Assets that satisfy the SSPI condition but which are held under a business model that involves selling assets are to be measured at fair value through other comprehensive income FVOCI.

In the above, principal is the fair value of the financial asset at initial recognition. However that principal amount may change over the life of the financial asset (for example, if there are repayments of principal)

Assets that fail the SPPI test, are evaluated at Fair Value (FVPL)

Determination

  • Contractual cash flows that are solely payments of principal and interest on the principal amount outstanding are consistent with a basic lending arrangement.
  • An originated or a purchased financial asset can be a basic lending arrangement irrespective of whether it is a loan in its legal form.
  • Contractual cash flows are to be assessed for the currency in which the financial asset is denominated
  • Contractual terms that introduce exposure to risks or volatility in the contractual cash flows that is unrelated to a basic lending arrangement, such as exposure to changes in equity prices or commodity prices, do not give rise to contractual cash flows that are solely payments of principal and interest on the principal amount outstanding
  • Contracts involving leverage increases the variability of the contractual cash flows with the result that they do not have the economic characteristics of interest. Stand-alone option, forward and swap contracts are examples of financial assets that include such leverage. Such contracts do no meet the SPPI condition

Leverage

Leverage is a contractual cash flow characteristic of some financial assets. Leverage increases the variability of the contractual cash flows with the result that they do not have the economic characteristics of interest. Examples of financial assets that include leverage:

  • Stand-alone options
  • Forward contracts
  • Swap contracts


Assets including leverage in the above sense cannot be measured at amortised cost or fair value through other comprehensive income.

Other considerations

  • Consideration for the time value of money
  • Contractual terms that change the timing or amount of contractual cash flows (pre-payments, extensions)

Time Value of Money

When assessing a modified time value of money element, an entity must consider factors that could affect future contractual cash flows.

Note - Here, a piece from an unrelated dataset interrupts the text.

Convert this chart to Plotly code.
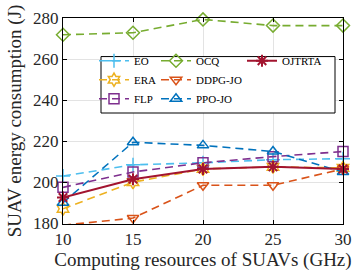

For example (Paragraph B4.1.9D), if an entity is assessing a bond with a five-year term and the variable interest rate is reset every six months to a five-year rate, the entity cannot conclude that the contractual cash flows are solely payments of principal and interest on the principal amount outstanding simply because the interest rate curve at the time of the assessment is such that the difference between a five-year interest rate and a six-month interest rate is not significant. Instead, the entity must also consider whether the relationship between the five-year interest rate and the six-month interest rate could change over the life of the instrument such that the contractual (undiscounted) cash flows over the life of the instrument could be significantly different from the (undiscounted) benchmark cash flows. However, an entity must consider only reasonably possible scenarios instead of every possible scenario. If an entity concludes that the contractual (undiscounted) cash flows could be significantly different from the (undiscounted) benchmark cash flows, the financial asset does not meet the condition in paragraphs 4.1.2(b) and 4.1.2A(b) and therefore cannot be measured at amortised cost or fair value through other comprehensive income.